▶ [Stated exercise]
Retype only what runs from the first line of the records to the line with "const yTickText = ['', '0', '2', '4', '6']", inclusive, and no pictures.

▶ [Record excerpts]
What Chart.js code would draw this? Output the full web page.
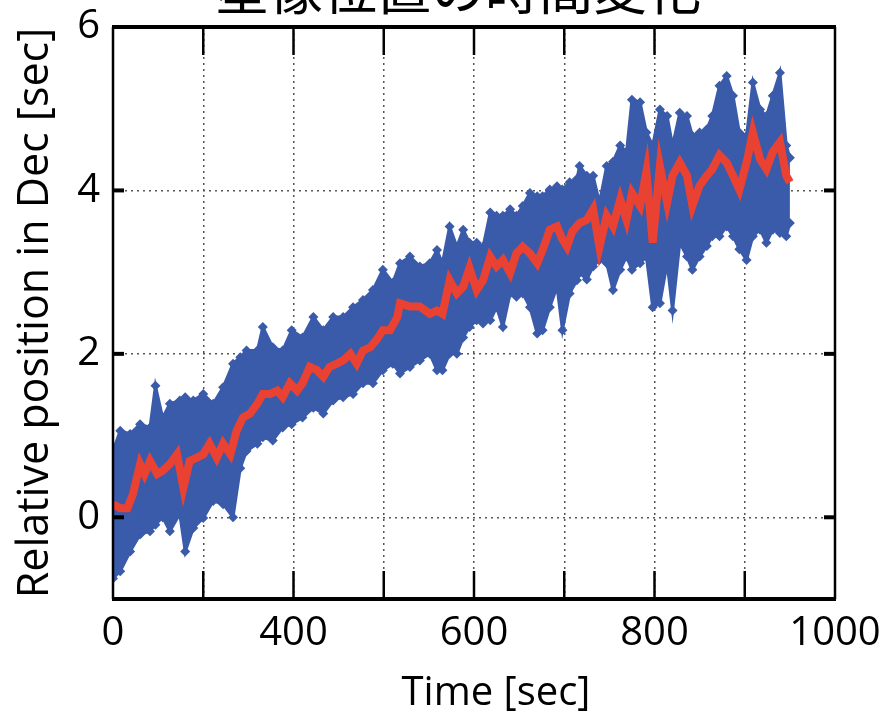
<!DOCTYPE html>
<html>
<head>
<meta charset="utf-8">
<script src="https://cdn.jsdelivr.net/npm/chart.js@4"></script>
<style>
  html, body { margin: 0; padding: 0; background: #fff; overflow: hidden; }
  #wrap { width: 880px; height: 713px; }
</style>
</head>
<body>
<div id="wrap"><canvas id="pos_chart" width="880" height="713"></canvas></div>
<script>
// Title and axis texts
const chartTitle = '星像位置の時間変化'
const xTitle = 'Time [sec]'
const yTitle = 'Relative position in Dec [sec]'

// Tick values and the labels printed on them (the first x tick is printed as "0")
const xTickValues = [200, 300, 400, 500, 600, 700, 800, 900, 1000]
const xTickText = ['0', '', '400', '', '600', '', '800', '', '1000']
const yTickValues = [-1, 0, 2, 4, 6]
const yTickText = ['', '0', '2', '4', '6']

const bandTime = [200, 208, 219, 230, 241, 247, 255, 263, 274, 280, 289, 300, 311, 322, 333, 341, 348, 360, 366, 377,
  388, 398, 410, 422, 433, 444, 455, 466, 477, 488, 499, 510, 518, 529, 540, 551, 559, 565, 573, 581,
  588, 595, 603, 610, 618, 625, 632, 640, 647, 654, 662, 670, 676, 684, 692, 698, 706, 714, 717, 725,
  732, 739, 747, 754, 762, 769, 775, 784, 791, 798, 806, 814, 820, 828, 836, 842, 850, 858, 864, 872,
  880, 887, 894, 902, 909, 917, 924, 931, 939, 946, 950]
const bandUpper = [0.81, 1.06, 1.02, 1.14, 1.10, 1.61, 1.22, 1.39, 1.43, 1.47, 1.43, 1.51, 1.39, 1.59, 1.88, 1.96, 2.04, 2.04, 2.33, 2.08,
  2.04, 2.29, 2.20, 2.45, 2.29, 2.45, 2.45, 2.57, 2.66, 2.78, 3.03, 2.87, 3.11, 3.19, 3.07, 3.11, 3.27, 3.11, 3.56, 3.31,
  3.52, 3.36, 3.36, 3.31, 3.73, 3.69, 3.69, 3.77, 3.69, 3.81, 3.97, 3.93, 3.93, 4.01, 4.05, 4.01, 4.10, 4.14, 4.30, 4.18,
  4.18, 3.85, 4.30, 4.35, 4.55, 4.47, 5.11, 5.08, 4.71, 4.55, 4.99, 4.91, 4.55, 4.95, 4.91, 4.67, 4.71, 4.75, 4.91, 5.28,
  5.40, 5.16, 4.71, 4.67, 5.32, 4.99, 4.91, 5.16, 5.44, 4.55, 4.40]
const bandLower = [-0.75, -0.66, -0.42, -0.21, -0.17, -0.09, 0.00, -0.17, 0.04, -0.42, -0.13, -0.01, 0.20, 0.16, 0.00, 0.60, 0.81, 0.90, 0.98, 0.94,
  1.10, 1.14, 1.22, 1.34, 1.27, 1.43, 1.47, 1.51, 1.64, 1.64, 1.80, 1.88, 1.76, 1.84, 1.92, 2.00, 1.80, 1.80, 2.00, 2.00,
  2.20, 2.33, 2.41, 2.37, 2.41, 2.57, 2.33, 2.74, 2.70, 2.74, 2.57, 2.25, 2.29, 2.57, 2.82, 2.29, 2.74, 2.90, 2.99, 2.91,
  3.07, 3.15, 3.11, 2.78, 3.03, 3.19, 3.03, 3.11, 3.19, 2.57, 2.62, 3.11, 2.53, 3.36, 3.19, 3.03, 3.19, 3.32, 3.44, 3.44,
  3.56, 3.44, 3.28, 3.15, 3.44, 3.52, 3.36, 3.52, 3.48, 3.44, 3.60]

// Red running mean
const meanTime = [200, 208, 216, 222, 230, 235, 241, 249, 255, 263, 271, 278, 285, 293, 300, 307, 315, 322, 330, 337,
  344, 352, 360, 366, 374, 382, 388, 396, 404, 410, 418, 426, 433, 440, 448, 455, 463, 470, 477, 485,
  492, 499, 507, 515, 518, 529, 540, 551, 559, 565, 573, 581, 588, 595, 603, 610, 618, 625, 632, 640,
  647, 654, 662, 670, 676, 684, 692, 698, 703, 709, 717, 725, 732, 739, 747, 754, 762, 769, 775, 784,
  791, 798, 806, 814, 820, 828, 836, 842, 850, 858, 864, 872, 880, 887, 894, 902, 909, 917, 924, 931,
  939, 946, 950]
const meanPos = [0.16, 0.11, 0.11, 0.28, 0.65, 0.53, 0.69, 0.53, 0.57, 0.65, 0.77, 0.36, 0.69, 0.73, 0.77, 0.90, 0.73, 0.90, 0.77, 1.06,
  1.22, 1.27, 1.39, 1.51, 1.51, 1.55, 1.47, 1.64, 1.55, 1.64, 1.84, 1.80, 1.72, 1.84, 1.88, 1.92, 2.00, 1.88, 2.04, 2.08,
  2.17, 2.29, 2.29, 2.45, 2.62, 2.58, 2.58, 2.49, 2.53, 2.49, 2.90, 2.74, 2.82, 3.05, 2.78, 2.90, 3.19, 3.07, 3.15, 2.99,
  3.23, 3.31, 3.23, 3.11, 3.27, 3.52, 3.56, 3.40, 3.31, 3.50, 3.60, 3.64, 3.77, 3.31, 3.69, 3.56, 3.89, 3.64, 3.97, 3.81,
  4.23, 3.36, 4.30, 3.85, 4.18, 4.34, 4.18, 3.81, 4.06, 4.18, 4.26, 4.43, 4.34, 4.18, 4.01, 4.34, 4.71, 4.38, 4.26, 4.47,
  4.59, 4.18, 4.10]

const blue = 'rgb(58, 90, 170)'
const red = 'rgb(234, 66, 50)'
const fontFamily = "'Open Sans', 'Noto Sans', sans-serif"
const labelFont = { family: fontFamily, size: 40, lineHeight: 1 }

let upperPts = bandTime.map((t, i) => ({ x: t, y: bandUpper[i] }))
let lowerPts = bandTime.map((t, i) => ({ x: t, y: bandLower[i] }))
let meanPts = meanTime.map((t, i) => ({ x: t, y: meanPos[i] }))

// frame, inner tick marks, x title and the (clipped) title
const framePlugin = {
  id: 'frame',
  afterDraw(chart) {
    const c = chart.ctx
    const a = chart.chartArea
    const xs = chart.scales.x
    const ys = chart.scales.y
    c.save()
    c.strokeStyle = '#000'
    c.lineWidth = 2.5
    xTickValues.slice(1, -1).forEach(v => {
      let px = xs.getPixelForValue(v)
      c.beginPath(); c.moveTo(px, a.bottom); c.lineTo(px, a.bottom - 28); c.stroke()
      c.beginPath(); c.moveTo(px, a.top); c.lineTo(px, a.top + 28); c.stroke()
    })
    c.lineWidth = 4
    yTickValues.slice(1, -1).forEach(v => {
      let py = ys.getPixelForValue(v)
      c.beginPath(); c.moveTo(a.left, py); c.lineTo(a.left + 11, py); c.stroke()
      c.beginPath(); c.moveTo(a.right, py); c.lineTo(a.right - 11, py); c.stroke()
    })
    c.lineWidth = 2.5
    c.beginPath(); c.moveTo(a.left, a.top); c.lineTo(a.left, a.bottom); c.stroke()
    c.beginPath(); c.moveTo(a.right, a.top); c.lineTo(a.right, a.bottom); c.stroke()
    c.lineWidth = 4
    c.beginPath(); c.moveTo(a.left - 1, a.top); c.lineTo(a.right + 1, a.top); c.stroke()
    c.beginPath(); c.moveTo(a.left - 1, a.bottom); c.lineTo(a.right + 1, a.bottom); c.stroke()
    c.fillStyle = '#000'
    c.textAlign = 'center'
    // x axis title, a little right of the plot centre as in the original
    c.font = "40px 'Open Sans'"
    c.textBaseline = 'alphabetic'
    c.fillText(xTitle, 496, 705)
    // title sits partly above the picture
    c.font = "54px 'Noto Sans CJK JP'"
    c.fillText(chartTitle, 458, 10)
    c.restore()
  }
}

const gridColor = (ctx, skip) => skip.includes(ctx.tick.value) ? 'rgba(0,0,0,0)' : '#555'

let ctx = document.getElementById('pos_chart')
new Chart(ctx, {
  type: 'line',
  data: {
    datasets: [
      {
        label: 'mean',
        data: meanPts,
        borderColor: red,
        borderWidth: 8,
        pointRadius: 0,
        tension: 0,
        order: 0
      },
      {
        label: 'upper',
        data: upperPts,
        borderColor: blue,
        backgroundColor: blue,
        borderWidth: 3,
        pointStyle: 'rectRot',
        pointRadius: 5,
        pointBackgroundColor: blue,
        pointBorderWidth: 0,
        fill: '+1',
        tension: 0,
        order: 1
      },
      {
        label: 'lower',
        data: lowerPts,
        borderColor: blue,
        backgroundColor: blue,
        borderWidth: 3,
        pointStyle: 'rectRot',
        pointRadius: 5,
        pointBackgroundColor: blue,
        pointBorderWidth: 0,
        fill: false,
        tension: 0,
        order: 2
      }
    ]
  },
  options: {
    responsive: false,
    animation: false,
    layout: { padding: { top: 27, right: 45, left: 0, bottom: 0 } },
    plugins: {
      legend: { display: false },
      tooltip: { enabled: false }
    },
    scales: {
      x: {
        type: 'linear',
        min: 200,
        max: 1000,
        afterFit: scale => {
          scale.height = 114
          scale.paddingLeft = 0
          scale.paddingRight = 0
        },
        afterBuildTicks: scale => { scale.ticks = xTickValues.map(v => ({ value: v })) },
        ticks: {
          autoSkip: false,
          maxRotation: 0,
          color: '#000',
          font: labelFont,
          padding: 15,
          callback: (v) => xTickText[xTickValues.indexOf(v)]
        },
        grid: {
          drawTicks: false,
          lineWidth: 1.5,
          color: c => gridColor(c, [200, 1000])
        },
        border: { display: false, dash: [2, 4] },
        title: { display: false }
      },
      y: {
        type: 'linear',
        min: -1,
        max: 6,
        afterFit: scale => {
          scale.width = 113
          scale.paddingTop = 0
          scale.paddingBottom = 0
        },
        afterBuildTicks: scale => { scale.ticks = yTickValues.map(v => ({ value: v })) },
        ticks: {
          color: '#000',
          font: labelFont,
          padding: 13,
          callback: (v) => yTickText[yTickValues.indexOf(v)]
        },
        grid: {
          drawTicks: false,
          lineWidth: 1.5,
          color: c => gridColor(c, [-1, 6])
        },
        border: { display: false, dash: [2, 4] },
        title: { display: true, text: yTitle, color: '#000', font: { family: fontFamily, size: 43 }, padding: { top: 10 } }
      }
    }
  },
  plugins: [framePlugin]
})
</script>
</body>
</html>
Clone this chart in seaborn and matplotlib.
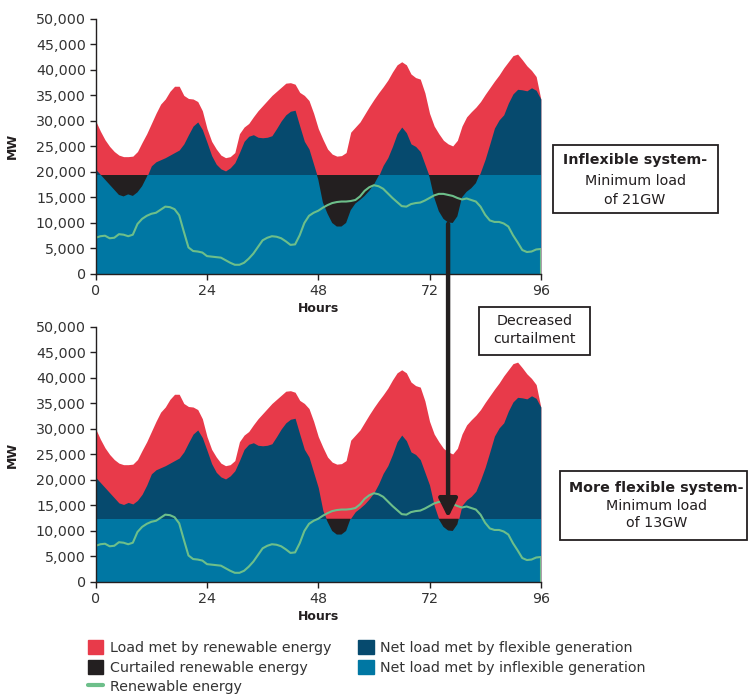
import numpy as np
import matplotlib.pyplot as plt
import seaborn as sns
from matplotlib.patches import Patch, Rectangle
from matplotlib.lines import Line2D
from matplotlib.ticker import StrMethodFormatter

hours = list(range(0, 97))

load = [30000, 28000, 26300, 25000, 24000, 23300, 23000, 23000, 23100, 24000,
        25800, 27500, 29500, 31500, 33300, 34300, 35800, 36800, 36800, 35000,
        34400, 34300, 33800, 32000, 28500, 26000, 24500, 23300, 22800, 23000,
        23800, 27500, 28800, 29500, 30800, 32000, 33000, 34000, 35000, 35800,
        36600, 37400, 37500, 37200, 35600, 35000, 34000, 31500, 28500, 26400,
        24500, 23500, 23100, 23200, 23800, 27800, 28800, 29800, 31300, 32800,
        34200, 35500, 36700, 38000, 39600, 41000, 41600, 41000, 39200, 38500,
        38200, 35500, 31500, 29000, 27500, 26200, 25500, 25100, 26200, 29000,
        30800, 31800, 32700, 33800, 35200, 36500, 37800, 39000, 40400, 41600,
        42800, 43100, 42000, 40800, 39900, 38700, 34300]

net_load = [20500, 19500, 18500, 17500, 16500, 15500, 15200, 15600, 15300, 16000,
            17200, 19000, 21200, 22000, 22400, 22800, 23300, 23800, 24300, 25500,
            27300, 29000, 29800, 28300, 25800, 23200, 21500, 20600, 20200, 20800,
            21800, 23800, 26000, 27000, 27300, 26800, 26700, 26800, 27100, 28500,
            30000, 31200, 31900, 32100, 29000, 26000, 24500, 21500, 18500, 14000,
            11800, 10000, 9300, 9300, 10000, 12500, 13800, 14500, 15300, 16300,
            17500, 19200, 21300, 22800, 25000, 27500, 28800, 27700, 25500, 25000,
            24000, 21500, 19000, 15000, 12300, 10800, 10100, 10000, 11300, 15000,
            16100, 16800, 17800, 20000, 22500, 25500, 28600, 30200, 31200, 33500,
            35300, 36200, 36100, 35900, 36500, 36000, 34300]

renewable = [7100, 7400, 7500, 7000, 7100, 7800, 7700, 7400, 7700, 9800,
             10800, 11400, 11800, 12000, 12600, 13200, 13100, 12700, 11500, 8300,
             5200, 4500, 4400, 4200, 3500, 3400, 3300, 3200, 2700, 2200,
             1800, 1800, 2200, 3000, 4000, 5300, 6600, 7100, 7400, 7300,
             7000, 6400, 5700, 5800, 7600, 10000, 11400, 12000, 12400, 13000,
             13500, 13900, 14100, 14200, 14200, 14300, 14500, 15200, 16300, 17000,
             17400, 17200, 16700, 15800, 14900, 14100, 13300, 13200, 13700, 13900,
             14000, 14400, 14900, 15400, 15700, 15700, 15500, 15300, 14900, 14600,
             14800, 14500, 14200, 13200, 11600, 10500, 10200, 10200, 9900, 9300,
             7600, 6200, 4700, 4300, 4400, 4800, 4900]

min_loads = [19400, 12400]   # inflexible system, more flexible system
x_ticks = [0, 24, 48, 72, 96]
arrow_hour = 76

RED = '#E83A4A'
NAVY = '#064A6E'
TEAL = '#0077A3'
BLACK = '#231F20'
GREEN = '#6DBF8A'
TXT = '#333333'

sns.set_style('ticks')
plt.rcParams['font.family'] = ['DejaVu Sans']

fig = plt.figure(figsize=(7.48, 6.95), dpi=100)
ax_top = fig.add_axes([0.128, 0.6058, 0.595, 0.367])
ax_bot = fig.add_axes([0.128, 0.1626, 0.595, 0.367])

h = np.array(hours)
L = np.array(load)
N = np.array(net_load)

for ax, mn in zip([ax_top, ax_bot], min_loads):
    ax.fill_between(h, 0, L, color=RED, lw=0)
    ax.fill_between(h, 0, N, color=NAVY, lw=0)
    ax.fill_between(h, 0, mn, color=TEAL, lw=0)
    ax.fill_between(h, N, mn, where=N < mn, interpolate=True, color=BLACK, lw=0)
    sns.lineplot(x=hours, y=renewable, ax=ax, color=GREEN, lw=1.5)
    ax.plot([hours[-1], hours[-1]], [renewable[-1], 0], color=GREEN, lw=1.5)

    ax.set_xlim(0, 96)
    ax.set_ylim(0, 50000)
    ax.set_xticks(x_ticks)
    ax.set_yticks(range(0, 50001, 5000))
    ax.yaxis.set_major_formatter(StrMethodFormatter('{x:,.0f}'))
    ax.tick_params(axis='both', labelsize=10.3, colors=BLACK, labelcolor=TXT,
                   length=4, width=1, direction='out', pad=3)
    ax.set_xlabel('Hours', fontsize=9, fontweight='bold', color=BLACK, labelpad=3)
    ax.set_ylabel('MW', fontsize=9, fontweight='bold', color=BLACK, labelpad=12)
    for s in ['top', 'right']:
        ax.spines[s].set_visible(False)
    for s in ['left', 'bottom']:
        ax.spines[s].set_color(BLACK)
        ax.spines[s].set_linewidth(1)

# arrow from the curtailment trough in the top panel to the bottom panel
ax_bot.annotate('', xy=(arrow_hour, 12600), xycoords='data',
                xytext=(arrow_hour, 9800), textcoords=ax_top.transData,
                arrowprops=dict(arrowstyle='-|>', lw=3.2, color=BLACK,
                                mutation_scale=28, shrinkA=0, shrinkB=0),
                annotation_clip=False)


def text_box(x0, y0, w, hgt, lines, cx, ys):
    fig.patches.append(Rectangle((x0, y0), w, hgt, transform=fig.transFigure,
                                 fc='white', ec=BLACK, lw=1.3, zorder=5))
    for (txt, bold), y in zip(lines, ys):
        fig.text(cx, y, txt, ha='center', va='center', fontsize=10.3,
                 fontweight='bold' if bold else 'normal', color=BLACK, zorder=6)


text_box(0.739, 0.6935, 0.2206, 0.0978,
         [('Inflexible system-', True), ('Minimum load', False), ('of 21GW', False)],
         0.849, [0.7698, 0.7396, 0.7122])
text_box(0.6404, 0.4892, 0.1484, 0.069,
         [('Decreased', False), ('curtailment', False)],
         0.7146, [0.5381, 0.5122])
text_box(0.7487, 0.223, 0.2506, 0.0993,
         [('More flexible system-', True), ('Minimum load', False), ('of 13GW', False)],
         0.878, [0.2978, 0.2719, 0.2475])

handles = [Patch(color=RED, label='Load met by renewable energy'),
           Patch(color=BLACK, label='Curtailed renewable energy'),
           Line2D([0], [0], color=GREEN, lw=3, label='Renewable energy'),
           Patch(color=NAVY, label='Net load met by flexible generation'),
           Patch(color=TEAL, label='Net load met by inflexible generation')]
leg = fig.legend(handles=handles, loc='upper left', bbox_to_anchor=(0.117, 0.079),
                 ncol=2, frameon=False, fontsize=10.3, handlelength=1.1,
                 handleheight=1.15, handletextpad=0.45, columnspacing=1.9,
                 labelspacing=0.32, borderaxespad=0, borderpad=0)
for t in leg.get_texts():
    t.set_color(TXT)

fig.savefig('out.png', dpi=100)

▶ [Solution to this exercise]
What Chart.js code would draw this? Output the full web page.
<!DOCTYPE html>
<html>
<head>
<meta charset="utf-8">
<script src="https://cdn.jsdelivr.net/npm/chart.js@4"></script>
<style>
  html, body { margin: 0; padding: 0; background: #fff; overflow: hidden; }
  #wrap { width: 880px; height: 713px; }
</style>
</head>
<body>
<div id="wrap"><canvas id="pos_chart" width="880" height="713"></canvas></div>
<script>
// Title and axis texts
const chartTitle = '星像位置の時間変化'
const xTitle = 'Time [sec]'
const yTitle = 'Relative position in Dec [sec]'

// Tick values and the labels printed on them (the first x tick is printed as "0")
const xTickValues = [200, 300, 400, 500, 600, 700, 800, 900, 1000]
const xTickText = ['0', '', '400', '', '600', '', '800', '', '1000']
const yTickValues = [-1, 0, 2, 4, 6]
const yTickText = ['', '0', '2', '4', '6']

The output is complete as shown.